**Information supplied:**
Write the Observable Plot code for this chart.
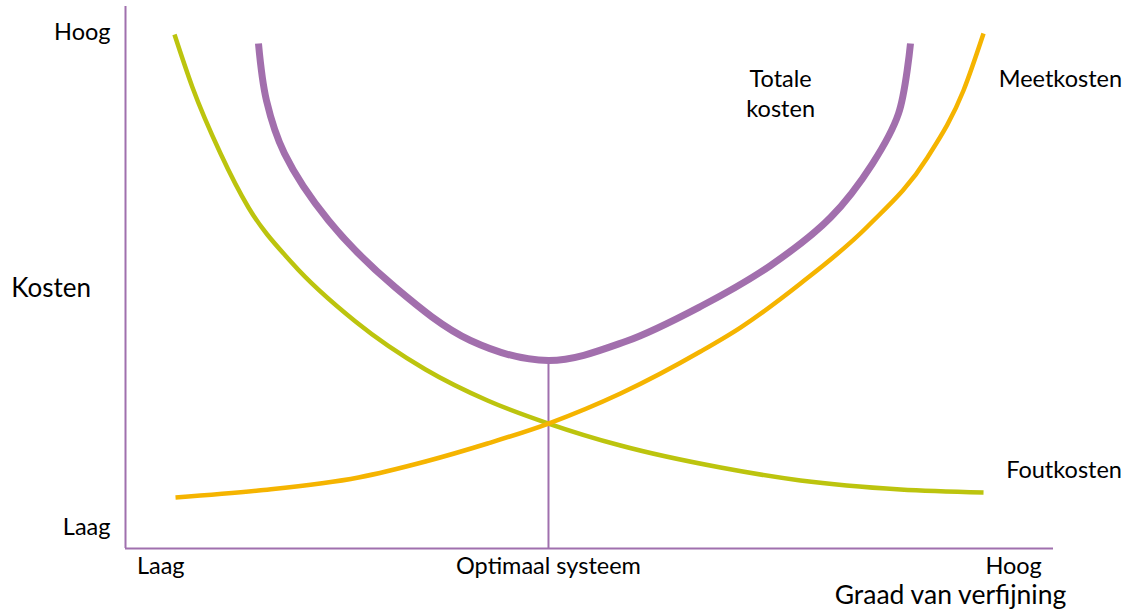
<!DOCTYPE html>
<html>
<head>
<meta charset="utf-8">
<script src="https://cdn.jsdelivr.net/npm/d3@7"></script>
<script src="https://cdn.jsdelivr.net/npm/@observablehq/plot@0.6"></script>
<style>
  html, body { margin: 0; padding: 0; background: #fff; }
  #chart svg { display: block; }
</style>
</head>
<body>
<div id="chart"></div>
<script>
// Foutkosten (error costs) – decreasing curve
const foutX = [0.528, 0.722, 1.024, 1.325, 1.800, 2.478, 3.233, 3.901, 4.558, 5.334, 6.412, 7.274, 8.351, 9.246];
const foutY = [9.483, 8.506, 7.288, 6.292, 5.258, 4.188, 3.303, 2.731, 2.306, 1.900, 1.494, 1.255, 1.089, 1.033];
// Meetkosten (measurement costs) – increasing curve
const meetX = [0.539, 1.433, 2.511, 3.233, 3.901, 4.558, 5.334, 6.196, 6.627, 7.274, 7.996, 8.642, 9.030, 9.246];
const meetY = [0.941, 1.070, 1.310, 1.605, 1.937, 2.306, 2.860, 3.635, 4.077, 4.889, 5.941, 7.214, 8.450, 9.502];
// Totale kosten (total costs) – U-shaped curve
const totX = [1.433, 1.519, 1.713, 2.188, 2.909, 3.718, 4.558, 5.388, 6.196, 6.950, 7.597, 8.050, 8.330, 8.459];
const totY = [9.317, 8.266, 7.288, 6.052, 4.815, 3.838, 3.469, 3.819, 4.465, 5.221, 6.107, 7.103, 8.026, 9.317];

const optimumX = 4.558;
const optimumY = 3.469;

const xTicks = [0.38, 4.558, 9.57];
const xTickLabels = ["Laag", "Optimaal systeem", "Hoog"];
const yTicks = [0.39, 9.52];
const yTickLabels = ["Laag", "Hoog"];

const totLabel = "Totale\nkosten";
const meetLabel = "Meetkosten";
const foutLabel = "Foutkosten";

const yTitle = "Kosten";
const xTitle = "Graad van verfijning";

const toRows = (xs, ys) => xs.map((x, i) => ({x, y: ys[i]}));
const fout = toRows(foutX, foutY);
const meet = toRows(meetX, meetY);
const tot = toRows(totX, totY);

const axisColor = "#a070ae";
const font = "Lato, 'Open Sans', sans-serif";
const fs = 23.5;

const chart = Plot.plot({
  width: 1132,
  height: 611,
  marginLeft: 125,
  marginRight: 79,
  marginTop: 6,
  marginBottom: 63,
  style: {fontFamily: font, background: "#fff", color: "#000"},
  x: {domain: [0, 10], axis: null},
  y: {domain: [0, 10], axis: null},
  marks: [
    // axes
    Plot.ruleX([0], {y1: 0, y2: 10, stroke: axisColor, strokeWidth: 2}),
    Plot.ruleY([0], {x1: 0, x2: 10, stroke: axisColor, strokeWidth: 2}),
    // optimum drop line
    Plot.ruleX([optimumX], {y1: 0, y2: optimumY, stroke: axisColor, strokeWidth: 2}),
    // curves
    Plot.line(fout, {x: "x", y: "y", curve: "monotone-x", stroke: "#bcc40e", strokeWidth: 4.5, strokeLinecap: "butt"}),
    Plot.line(meet, {x: "x", y: "y", curve: "monotone-x", stroke: "#f5b400", strokeWidth: 4.5, strokeLinecap: "butt"}),
    Plot.line(tot, {x: "x", y: "y", curve: "catmull-rom", stroke: "#a26fad", strokeWidth: 7, strokeLinecap: "butt"}),
    // tick labels
    Plot.axisX(xTicks, {tickSize: 0, tickPadding: 9, tickFormat: (d, i) => xTickLabels[i], fontSize: fs, fill: "#000", anchor: "bottom", label: null}),
    Plot.axisY(yTicks, {tickSize: 0, tickPadding: 15, tickFormat: (d, i) => yTickLabels[i], fontSize: fs, fill: "#000", anchor: "left", label: null}),
    // series labels
    Plot.text([totLabel], {x: 7.06, y: 8.42, textAnchor: "middle", fontSize: fs, fill: "#000", lineHeight: 1.3}),
    Plot.text([meetLabel], {x: 9.41, y: 8.66, textAnchor: "start", fontSize: fs, fill: "#000"}),
    Plot.text([foutLabel], {x: 9.49, y: 1.44, textAnchor: "start", fontSize: fs, fill: "#000"}),
    // axis titles
    Plot.text([yTitle], {x: -1.23, y: 4.80, textAnchor: "start", fontSize: 26, fill: "#000"}),
    Plot.text([xTitle], {x: 8.89, y: -0.87, textAnchor: "middle", fontSize: 26.5, fill: "#000"})
  ]
});
document.getElementById("chart").appendChild(chart);
</script>
</body>
</html>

**Your task:** Everything from the first line to the line with "const fs = 23.5;" must be repeated exactly, and nothing else. Leave the pictures out.

**Output for this task:**
Write the Observable Plot code for this chart.
<!DOCTYPE html>
<html>
<head>
<meta charset="utf-8">
<script src="https://cdn.jsdelivr.net/npm/d3@7"></script>
<script src="https://cdn.jsdelivr.net/npm/@observablehq/plot@0.6"></script>
<style>
  html, body { margin: 0; padding: 0; background: #fff; }
  #chart svg { display: block; }
</style>
</head>
<body>
<div id="chart"></div>
<script>
// Foutkosten (error costs) – decreasing curve
const foutX = [0.528, 0.722, 1.024, 1.325, 1.800, 2.478, 3.233, 3.901, 4.558, 5.334, 6.412, 7.274, 8.351, 9.246];
const foutY = [9.483, 8.506, 7.288, 6.292, 5.258, 4.188, 3.303, 2.731, 2.306, 1.900, 1.494, 1.255, 1.089, 1.033];
// Meetkosten (measurement costs) – increasing curve
const meetX = [0.539, 1.433, 2.511, 3.233, 3.901, 4.558, 5.334, 6.196, 6.627, 7.274, 7.996, 8.642, 9.030, 9.246];
const meetY = [0.941, 1.070, 1.310, 1.605, 1.937, 2.306, 2.860, 3.635, 4.077, 4.889, 5.941, 7.214, 8.450, 9.502];
// Totale kosten (total costs) – U-shaped curve
const totX = [1.433, 1.519, 1.713, 2.188, 2.909, 3.718, 4.558, 5.388, 6.196, 6.950, 7.597, 8.050, 8.330, 8.459];
const totY = [9.317, 8.266, 7.288, 6.052, 4.815, 3.838, 3.469, 3.819, 4.465, 5.221, 6.107, 7.103, 8.026, 9.317];

const optimumX = 4.558;
const optimumY = 3.469;

const xTicks = [0.38, 4.558, 9.57];
const xTickLabels = ["Laag", "Optimaal systeem", "Hoog"];
const yTicks = [0.39, 9.52];
const yTickLabels = ["Laag", "Hoog"];

const totLabel = "Totale\nkosten";
const meetLabel = "Meetkosten";
const foutLabel = "Foutkosten";

const yTitle = "Kosten";
const xTitle = "Graad van verfijning";

const toRows = (xs, ys) => xs.map((x, i) => ({x, y: ys[i]}));
const fout = toRows(foutX, foutY);
const meet = toRows(meetX, meetY);
const tot = toRows(totX, totY);

const axisColor = "#a070ae";
const font = "Lato, 'Open Sans', sans-serif";
const fs = 23.5;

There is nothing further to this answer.